THE REQUEST:
Reproduce all of the data word for word.
++++++++++++++++++++
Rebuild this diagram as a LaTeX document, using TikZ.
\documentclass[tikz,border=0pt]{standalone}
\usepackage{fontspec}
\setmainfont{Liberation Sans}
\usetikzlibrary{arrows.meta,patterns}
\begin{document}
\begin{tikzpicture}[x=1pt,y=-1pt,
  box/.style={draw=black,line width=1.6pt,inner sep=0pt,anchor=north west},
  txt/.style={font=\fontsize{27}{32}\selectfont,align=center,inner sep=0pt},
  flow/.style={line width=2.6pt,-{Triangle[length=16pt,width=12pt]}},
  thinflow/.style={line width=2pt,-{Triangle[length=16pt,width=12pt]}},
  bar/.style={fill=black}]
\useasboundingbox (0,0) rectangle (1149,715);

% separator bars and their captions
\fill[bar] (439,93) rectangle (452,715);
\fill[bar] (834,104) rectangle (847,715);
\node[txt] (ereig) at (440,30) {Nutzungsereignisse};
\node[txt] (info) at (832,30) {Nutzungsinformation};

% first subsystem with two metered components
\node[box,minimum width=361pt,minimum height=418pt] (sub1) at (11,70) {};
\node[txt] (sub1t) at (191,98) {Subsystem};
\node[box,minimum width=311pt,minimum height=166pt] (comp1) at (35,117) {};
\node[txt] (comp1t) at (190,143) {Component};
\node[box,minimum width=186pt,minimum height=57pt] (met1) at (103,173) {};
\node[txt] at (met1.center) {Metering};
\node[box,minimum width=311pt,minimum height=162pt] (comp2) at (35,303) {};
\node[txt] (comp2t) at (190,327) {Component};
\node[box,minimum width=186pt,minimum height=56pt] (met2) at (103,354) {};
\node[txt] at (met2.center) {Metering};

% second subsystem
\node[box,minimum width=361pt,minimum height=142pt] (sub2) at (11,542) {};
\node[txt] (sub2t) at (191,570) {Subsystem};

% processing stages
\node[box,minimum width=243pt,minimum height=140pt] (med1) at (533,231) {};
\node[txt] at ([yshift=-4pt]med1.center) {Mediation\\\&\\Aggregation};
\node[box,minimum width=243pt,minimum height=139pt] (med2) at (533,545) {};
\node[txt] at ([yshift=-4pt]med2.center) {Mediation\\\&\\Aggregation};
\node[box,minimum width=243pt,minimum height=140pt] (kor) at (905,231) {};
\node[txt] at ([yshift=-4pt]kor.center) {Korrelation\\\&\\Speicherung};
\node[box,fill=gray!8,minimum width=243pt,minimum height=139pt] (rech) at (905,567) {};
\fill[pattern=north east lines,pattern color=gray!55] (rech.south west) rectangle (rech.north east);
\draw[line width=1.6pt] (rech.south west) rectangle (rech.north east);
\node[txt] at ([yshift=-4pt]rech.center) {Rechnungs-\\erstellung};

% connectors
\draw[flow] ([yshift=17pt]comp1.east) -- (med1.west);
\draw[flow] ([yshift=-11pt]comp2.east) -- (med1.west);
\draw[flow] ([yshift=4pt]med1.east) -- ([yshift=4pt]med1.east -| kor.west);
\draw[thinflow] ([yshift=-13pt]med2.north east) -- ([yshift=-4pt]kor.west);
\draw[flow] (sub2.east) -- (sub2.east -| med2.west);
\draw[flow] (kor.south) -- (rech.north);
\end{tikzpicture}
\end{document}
++++++++++++++++++++
SOLUTION FOR THIS EXERCISE:
Rebuild this diagram as a LaTeX document, using TikZ.
\documentclass[tikz,border=0pt]{standalone}
\usepackage{fontspec}
\setmainfont{Liberation Sans}
\usetikzlibrary{arrows.meta,patterns}
\begin{document}
\begin{tikzpicture}[x=1pt,y=-1pt,
  box/.style={draw=black,line width=1.6pt,inner sep=0pt,anchor=north west},
  txt/.style={font=\fontsize{27}{32}\selectfont,align=center,inner sep=0pt},
  flow/.style={line width=2.6pt,-{Triangle[length=16pt,width=12pt]}},
  thinflow/.style={line width=2pt,-{Triangle[length=16pt,width=12pt]}},
  bar/.style={fill=black}]
\useasboundingbox (0,0) rectangle (1149,715);

% separator bars and their captions
\fill[bar] (439,93) rectangle (452,715);
\fill[bar] (834,104) rectangle (847,715);
\node[txt] (ereig) at (440,30) {Nutzungsereignisse};
\node[txt] (info) at (832,30) {Nutzungsinformation};

% first subsystem with two metered components
\node[box,minimum width=361pt,minimum height=418pt] (sub1) at (11,70) {};
\node[txt] (sub1t) at (191,98) {Subsystem};
\node[box,minimum width=311pt,minimum height=166pt] (comp1) at (35,117) {};
\node[txt] (comp1t) at (190,143) {Component};
\node[box,minimum width=186pt,minimum height=57pt] (met1) at (103,173) {};
\node[txt] at (met1.center) {Metering};
\node[box,minimum width=311pt,minimum height=162pt] (comp2) at (35,303) {};
\node[txt] (comp2t) at (190,327) {Component};
\node[box,minimum width=186pt,minimum height=56pt] (met2) at (103,354) {};
\node[txt] at (met2.center) {Metering};

% second subsystem
\node[box,minimum width=361pt,minimum height=142pt] (sub2) at (11,542) {};
\node[txt] (sub2t) at (191,570) {Subsystem};

% processing stages
\node[box,minimum width=243pt,minimum height=140pt] (med1) at (533,231) {};
\node[txt] at ([yshift=-4pt]med1.center) {Mediation\\\&\\Aggregation};
\node[box,minimum width=243pt,minimum height=139pt] (med2) at (533,545) {};
\node[txt] at ([yshift=-4pt]med2.center) {Mediation\\\&\\Aggregation};
\node[box,minimum width=243pt,minimum height=140pt] (kor) at (905,231) {};
\node[txt] at ([yshift=-4pt]kor.center) {Korrelation\\\&\\Speicherung};
\node[box,fill=gray!8,minimum width=243pt,minimum height=139pt] (rech) at (905,567) {};
\fill[pattern=north east lines,pattern color=gray!55] (rech.south west) rectangle (rech.north east);
\draw[line width=1.6pt] (rech.south west) rectangle (rech.north east);
\node[txt] at ([yshift=-4pt]rech.center) {Rechnungs-\\erstellung};

% connectors
\draw[flow] ([yshift=17pt]comp1.east) -- (med1.west);
\draw[flow] ([yshift=-11pt]comp2.east) -- (med1.west);
\draw[flow] ([yshift=4pt]med1.east) -- ([yshift=4pt]med1.east -| kor.west);
\draw[thinflow] ([yshift=-13pt]med2.north east) -- ([yshift=-4pt]kor.west);
\draw[flow] (sub2.east) -- (sub2.east -| med2.west);
\draw[flow] (kor.south) -- (rech.north);
\end{tikzpicture}
\end{document}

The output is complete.